Supplied material:

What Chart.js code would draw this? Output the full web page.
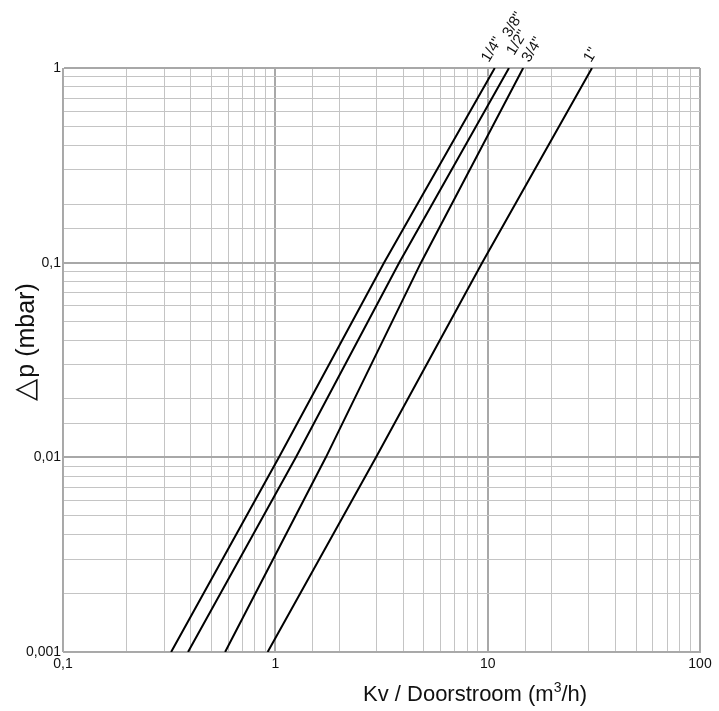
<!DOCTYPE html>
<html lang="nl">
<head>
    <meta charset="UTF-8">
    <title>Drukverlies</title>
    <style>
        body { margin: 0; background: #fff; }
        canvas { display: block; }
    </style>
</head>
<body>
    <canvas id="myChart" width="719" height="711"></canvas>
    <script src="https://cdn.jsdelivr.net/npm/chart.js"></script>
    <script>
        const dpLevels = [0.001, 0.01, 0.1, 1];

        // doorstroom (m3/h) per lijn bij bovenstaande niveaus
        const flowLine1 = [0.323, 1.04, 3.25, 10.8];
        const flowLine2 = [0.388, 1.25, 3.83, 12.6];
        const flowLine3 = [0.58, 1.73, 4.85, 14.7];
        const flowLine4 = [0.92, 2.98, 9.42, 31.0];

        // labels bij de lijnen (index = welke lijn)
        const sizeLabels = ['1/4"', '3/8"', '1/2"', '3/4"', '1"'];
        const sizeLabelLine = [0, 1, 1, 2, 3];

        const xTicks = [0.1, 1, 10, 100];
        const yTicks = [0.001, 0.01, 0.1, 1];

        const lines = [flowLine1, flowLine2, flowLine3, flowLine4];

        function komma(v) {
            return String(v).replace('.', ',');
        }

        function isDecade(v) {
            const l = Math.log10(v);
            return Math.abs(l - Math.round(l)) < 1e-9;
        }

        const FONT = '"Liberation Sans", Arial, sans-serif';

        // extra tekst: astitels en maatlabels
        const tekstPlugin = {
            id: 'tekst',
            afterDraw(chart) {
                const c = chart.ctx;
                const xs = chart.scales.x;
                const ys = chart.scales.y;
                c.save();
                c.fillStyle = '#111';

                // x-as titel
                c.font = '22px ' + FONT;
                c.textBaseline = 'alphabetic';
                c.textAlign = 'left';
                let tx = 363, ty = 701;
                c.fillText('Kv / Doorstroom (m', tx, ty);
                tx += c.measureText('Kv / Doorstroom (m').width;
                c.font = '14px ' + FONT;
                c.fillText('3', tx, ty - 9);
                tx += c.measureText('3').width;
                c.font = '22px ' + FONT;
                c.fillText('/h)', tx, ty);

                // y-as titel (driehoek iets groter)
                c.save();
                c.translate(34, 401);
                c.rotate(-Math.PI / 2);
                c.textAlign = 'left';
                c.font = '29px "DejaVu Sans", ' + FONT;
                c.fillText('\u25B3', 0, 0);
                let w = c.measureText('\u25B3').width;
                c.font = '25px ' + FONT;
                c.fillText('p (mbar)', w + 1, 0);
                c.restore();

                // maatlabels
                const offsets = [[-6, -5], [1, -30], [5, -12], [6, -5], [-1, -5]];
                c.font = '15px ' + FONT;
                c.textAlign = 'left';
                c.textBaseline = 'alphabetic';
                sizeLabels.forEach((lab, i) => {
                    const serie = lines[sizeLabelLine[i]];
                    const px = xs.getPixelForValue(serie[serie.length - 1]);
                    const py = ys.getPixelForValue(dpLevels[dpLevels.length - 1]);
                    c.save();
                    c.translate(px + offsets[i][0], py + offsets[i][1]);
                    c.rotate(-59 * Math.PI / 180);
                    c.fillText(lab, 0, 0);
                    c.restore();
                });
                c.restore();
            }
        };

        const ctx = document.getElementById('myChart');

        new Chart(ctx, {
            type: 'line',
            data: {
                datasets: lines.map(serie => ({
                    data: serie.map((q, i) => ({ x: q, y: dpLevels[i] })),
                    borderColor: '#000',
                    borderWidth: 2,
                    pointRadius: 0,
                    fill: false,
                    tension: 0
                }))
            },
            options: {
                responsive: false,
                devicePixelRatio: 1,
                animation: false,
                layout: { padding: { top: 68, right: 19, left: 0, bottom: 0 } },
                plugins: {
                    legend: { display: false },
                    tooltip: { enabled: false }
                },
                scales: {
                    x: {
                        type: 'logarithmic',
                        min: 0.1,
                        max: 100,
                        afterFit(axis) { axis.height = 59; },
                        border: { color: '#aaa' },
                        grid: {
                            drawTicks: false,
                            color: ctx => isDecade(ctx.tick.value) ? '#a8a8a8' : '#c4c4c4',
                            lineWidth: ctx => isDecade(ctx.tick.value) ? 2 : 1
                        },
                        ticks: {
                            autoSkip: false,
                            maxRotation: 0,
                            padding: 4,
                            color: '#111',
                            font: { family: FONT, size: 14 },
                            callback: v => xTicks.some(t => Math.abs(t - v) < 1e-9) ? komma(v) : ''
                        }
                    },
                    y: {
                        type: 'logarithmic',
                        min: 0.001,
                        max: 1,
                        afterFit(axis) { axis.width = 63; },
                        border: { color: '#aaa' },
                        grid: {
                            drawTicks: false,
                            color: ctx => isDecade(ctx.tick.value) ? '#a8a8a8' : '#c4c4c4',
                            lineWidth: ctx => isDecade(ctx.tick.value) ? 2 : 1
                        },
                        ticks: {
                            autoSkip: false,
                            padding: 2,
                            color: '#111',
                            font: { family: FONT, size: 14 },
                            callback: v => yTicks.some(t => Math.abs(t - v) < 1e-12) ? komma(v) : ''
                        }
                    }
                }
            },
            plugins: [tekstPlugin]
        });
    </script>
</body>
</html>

Aim of the exercise:
Go from the first line of the data above to the line containing "const yTicks = [0.001, 0.01, 0.1, 1];" and retype exactly those lines, both included, but none of the pictures.

Complete answer:
What Chart.js code would draw this? Output the full web page.
<!DOCTYPE html>
<html lang="nl">
<head>
    <meta charset="UTF-8">
    <title>Drukverlies</title>
    <style>
        body { margin: 0; background: #fff; }
        canvas { display: block; }
    </style>
</head>
<body>
    <canvas id="myChart" width="719" height="711"></canvas>
    <script src="https://cdn.jsdelivr.net/npm/chart.js"></script>
    <script>
        const dpLevels = [0.001, 0.01, 0.1, 1];

        // doorstroom (m3/h) per lijn bij bovenstaande niveaus
        const flowLine1 = [0.323, 1.04, 3.25, 10.8];
        const flowLine2 = [0.388, 1.25, 3.83, 12.6];
        const flowLine3 = [0.58, 1.73, 4.85, 14.7];
        const flowLine4 = [0.92, 2.98, 9.42, 31.0];

        // labels bij de lijnen (index = welke lijn)
        const sizeLabels = ['1/4"', '3/8"', '1/2"', '3/4"', '1"'];
        const sizeLabelLine = [0, 1, 1, 2, 3];

        const xTicks = [0.1, 1, 10, 100];
        const yTicks = [0.001, 0.01, 0.1, 1];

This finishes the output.